───── DATA SUPPLIED ─────
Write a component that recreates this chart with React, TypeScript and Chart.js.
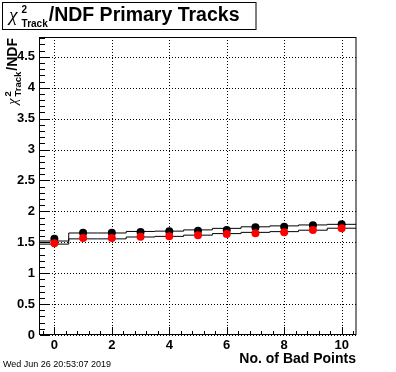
import React, { useEffect, useRef } from 'react';
import { Chart, registerables } from 'chart.js';

Chart.register(...registerables);

// ---- data ----
const binCenters = [0, 1, 2, 3, 4, 5, 6, 7, 8, 9, 10];
const blackPoints = [1.558, 1.655, 1.655, 1.667, 1.678, 1.688, 1.699, 1.743, 1.752, 1.775, 1.791];
const redPoints = [1.484, 1.57, 1.57, 1.591, 1.597, 1.613, 1.634, 1.646, 1.662, 1.699, 1.727];
const upperLine = [1.52, 1.65, 1.65, 1.675, 1.68, 1.7, 1.725, 1.75, 1.765, 1.78, 1.79];
const lowerLine = [1.47, 1.555, 1.555, 1.585, 1.595, 1.615, 1.64, 1.66, 1.672, 1.695, 1.727];

const xMajorTicks = [0, 2, 4, 6, 8, 10];
const yMajorTicks = [0, 0.5, 1, 1.5, 2, 2.5, 3, 3.5, 4, 4.5];
const xRange = [-0.5, 10.5];
const yRange = [0, 4.82];
const xMinorStep = 0.4;
const yMinorStep = 0.1;

const chiSymbol = 'χ';
const chiSup = '2';
const chiSub = 'Track';
const titleTail = '/NDF Primary Tracks';
const yTitleTail = '/NDF';
const xTitle = 'No. of Bad Points';
const dateText = 'Wed Jun 26 20:53:07 2019';

const SANS = '"Liberation Sans", Arial, Helvetica, sans-serif';
const SERIF = '"Liberation Serif", "Times New Roman", serif';

function stepData(vals: number[]) {
  const pts = binCenters.map((c, i) => ({ x: c, y: vals[i] }));
  const n = binCenters.length;
  return [
    { x: binCenters[0] - 0.5, y: vals[0] },
    ...pts,
    { x: binCenters[n - 1] + 0.5, y: vals[n - 1] },
  ];
}

function chiLabel(
  ctx: CanvasRenderingContext2D,
  size: number,
  subSize: number,
  gap: number,
  tail: string,
  draw: boolean,
  x = 0,
  y = 0
) {
  const chiFont = `italic ${size}px ${SERIF}`;
  const scFont = `bold ${subSize}px ${SANS}`;
  const mainFont = `bold ${size}px ${SANS}`;
  ctx.font = chiFont;
  const wChi = ctx.measureText(chiSymbol).width;
  ctx.font = scFont;
  const wSc = Math.max(ctx.measureText(chiSup).width, ctx.measureText(chiSub).width);
  ctx.font = mainFont;
  const wTail = ctx.measureText(tail).width;
  const total = wChi + gap + wSc + 1 + wTail;
  if (draw) {
    ctx.fillStyle = '#000';
    ctx.textAlign = 'left';
    ctx.textBaseline = 'alphabetic';
    ctx.font = chiFont;
    ctx.fillText(chiSymbol, x, y);
    ctx.font = scFont;
    ctx.fillText(chiSup, x + wChi + gap, y - size * 0.42);
    ctx.fillText(chiSub, x + wChi + gap, y + size * 0.3);
    ctx.font = mainFont;
    ctx.fillText(tail, x + wChi + gap + wSc + 1, y);
  }
  return total;
}

const rootPlugin = {
  id: 'rootStyle',
  beforeDraw(chart: any) {
    const ctx = chart.ctx;
    ctx.save();
    ctx.fillStyle = '#fff';
    ctx.fillRect(0, 0, chart.width, chart.height);
    ctx.restore();
  },
  beforeDatasetsDraw(chart: any) {
    const ctx = chart.ctx;
    const { left, right, top, bottom } = chart.chartArea;
    const xs = chart.scales.x;
    const ys = chart.scales.y;
    ctx.save();
    ctx.strokeStyle = '#000';
    ctx.lineWidth = 1;
    ctx.setLineDash([1, 2]);
    xMajorTicks.forEach((v) => {
      const px = Math.round(xs.getPixelForValue(v)) + 0.5;
      ctx.beginPath();
      ctx.moveTo(px, bottom);
      ctx.lineTo(px, top);
      ctx.stroke();
    });
    yMajorTicks.forEach((v) => {
      const py = Math.round(ys.getPixelForValue(v)) + 0.5;
      ctx.beginPath();
      ctx.moveTo(left, py);
      ctx.lineTo(right, py);
      ctx.stroke();
    });
    ctx.restore();
  },
  afterDatasetsDraw(chart: any) {
    const ctx = chart.ctx;
    const { left, right, top, bottom } = chart.chartArea;
    const xs = chart.scales.x;
    const ys = chart.scales.y;
    ctx.save();
    ctx.strokeStyle = '#000';
    ctx.lineWidth = 1;
    ctx.setLineDash([]);
    ctx.strokeRect(left - 0.5, top + 0.5, right - left + 0.5, bottom - top - 1);
    // x ticks (inside, from bottom)
    for (let i = -5; i < 40; i++) {
      const v = i * xMinorStep;
      if (v < xRange[0] || v > xRange[1]) continue;
      const major = xMajorTicks.some((m) => Math.abs(m - v) < 1e-6);
      const px = Math.round(xs.getPixelForValue(v)) + 0.5;
      ctx.beginPath();
      ctx.moveTo(px, bottom);
      ctx.lineTo(px, bottom - (major ? 8 : 4));
      ctx.stroke();
    }
    // y ticks (inside, from left)
    for (let i = 0; i < 60; i++) {
      const v = i * yMinorStep;
      if (v < yRange[0] || v > yRange[1]) continue;
      const major = yMajorTicks.some((m) => Math.abs(m - v) < 1e-6);
      const py = Math.round(ys.getPixelForValue(v)) + 0.5;
      ctx.beginPath();
      ctx.moveTo(left, py);
      ctx.lineTo(left + (major ? 9 : 5), py);
      ctx.stroke();
    }
    ctx.restore();
  },
  afterDraw(chart: any) {
    const ctx = chart.ctx;
    const { right, top } = chart.chartArea;
    ctx.save();
    // title box
    ctx.fillStyle = '#fff';
    ctx.fillRect(2.5, 2.5, 253.5, 27);
    ctx.strokeStyle = '#000';
    ctx.lineWidth = 1;
    ctx.strokeRect(2.5, 2.5, 253.5, 27);
    chiLabel(ctx, 19.5, 10, 4, titleTail, true, 9, 21);

    // y axis title (rotated)
    ctx.save();
    ctx.translate(17, top + 1);
    ctx.rotate(-Math.PI / 2);
    const w = chiLabel(ctx, 14, 9.5, 2, yTitleTail, false);
    chiLabel(ctx, 14, 9.5, 2, yTitleTail, true, -w, 0);
    ctx.restore();

    // x axis title
    ctx.fillStyle = '#000';
    ctx.font = `bold 14px ${SANS}`;
    ctx.textAlign = 'right';
    ctx.textBaseline = 'alphabetic';
    ctx.fillText(xTitle, right, 363);

    // date
    ctx.font = `9px ${SANS}`;
    ctx.textAlign = 'left';
    ctx.fillText(dateText, 3, 367);
    ctx.restore();
  },
};

export default function App() {
  const ref = useRef<HTMLCanvasElement>(null);
  useEffect(() => {
    const canvas = ref.current;
    if (!canvas) return;
    const chart = new Chart(canvas, {
      type: 'scatter',
      data: {
        datasets: [
          {
            label: 'red',
            data: binCenters.map((c, i) => ({ x: c, y: redPoints[i] })),
            showLine: false,
            pointRadius: 4,
            pointBorderWidth: 0,
            pointBackgroundColor: '#ff0000',
            pointBorderColor: '#ff0000',
          },
          {
            label: 'black',
            data: binCenters.map((c, i) => ({ x: c, y: blackPoints[i] })),
            showLine: false,
            pointRadius: 4,
            pointBorderWidth: 0,
            pointBackgroundColor: '#000',
            pointBorderColor: '#000',
          },
          {
            label: 'upper',
            data: stepData(upperLine),
            showLine: true,
            stepped: 'middle',
            borderColor: '#000',
            borderWidth: 1,
            pointRadius: 0,
            fill: false,
          },
          {
            label: 'lower',
            data: stepData(lowerLine),
            showLine: true,
            stepped: 'middle',
            borderColor: '#000',
            borderWidth: 1,
            pointRadius: 0,
            fill: false,
          },
        ],
      } as any,
      options: {
        responsive: false,
        maintainAspectRatio: false,
        devicePixelRatio: 1,
        animation: false,
        events: [],
        layout: { padding: { top: 37, right: 40, left: 0, bottom: 0 } },
        plugins: { legend: { display: false }, tooltip: { enabled: false }, title: { display: false } },
        scales: {
          x: {
            type: 'linear',
            min: xRange[0],
            max: xRange[1],
            grid: { display: false, drawTicks: false },
            border: { display: false },
            afterBuildTicks: (s: any) => {
              s.ticks = xMajorTicks.map((v) => ({ value: v }));
            },
            afterFit: (s: any) => {
              s.height = 37;
            },
            ticks: {
              color: '#000',
              padding: 3,
              maxRotation: 0,
              autoSkip: false,
              font: { family: SANS, weight: 'bold', size: 13 },
              callback: (v: any) => String(v),
            },
          },
          y: {
            type: 'linear',
            min: yRange[0],
            max: yRange[1],
            grid: { display: false, drawTicks: false },
            border: { display: false },
            afterBuildTicks: (s: any) => {
              s.ticks = yMajorTicks.map((v) => ({ value: v }));
            },
            afterFit: (s: any) => {
              s.width = 40;
            },
            ticks: {
              color: '#000',
              padding: 5,
              autoSkip: false,
              font: { family: SANS, weight: 'bold', size: 13 },
              callback: (v: any) => String(v),
            },
          },
        },
      } as any,
      plugins: [rootPlugin],
    });
    return () => chart.destroy();
  }, []);
  return (
    <div style={{ position: 'absolute', left: 0, top: 0, width: 396, height: 372, background: '#fff' }}>
      <canvas ref={ref} width={396} height={372} style={{ display: 'block', width: 396, height: 372 }} />
    </div>
  );
}
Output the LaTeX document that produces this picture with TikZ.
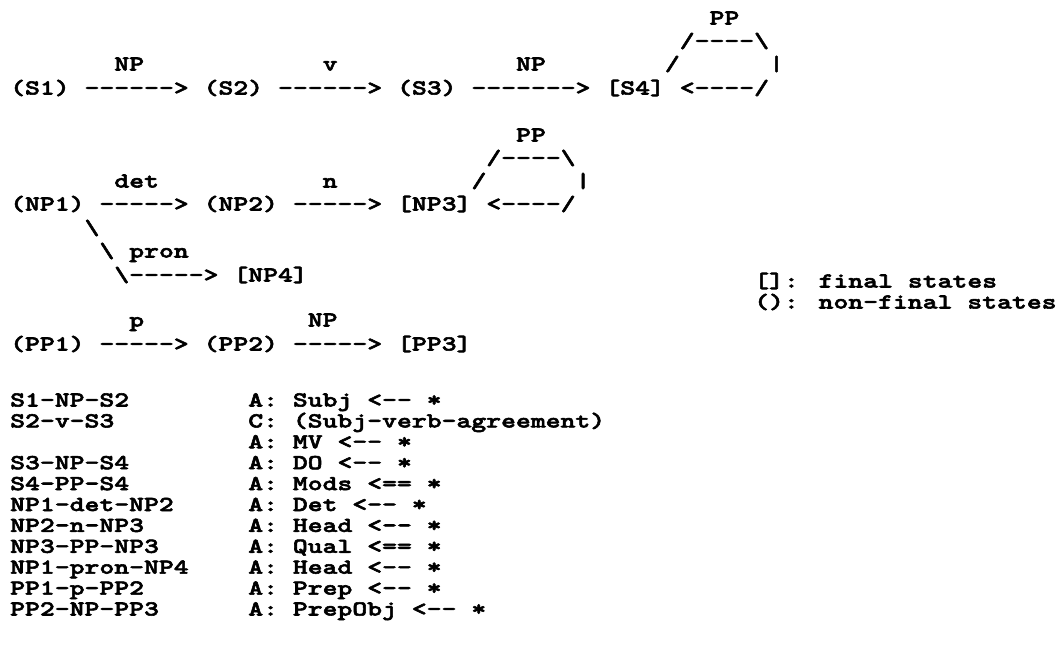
─────
▸ **YOUR INSTRUCTIONS**: Write out again exactly the lines from the start of the data above through the line containing "Chart.register(...registerables);", inclusive, excluding any pictures.

▸ **OUTPUT OF THE TASK**:
Write a component that recreates this chart with React, TypeScript and Chart.js.
import React, { useEffect, useRef } from 'react';
import { Chart, registerables } from 'chart.js';

Chart.register(...registerables);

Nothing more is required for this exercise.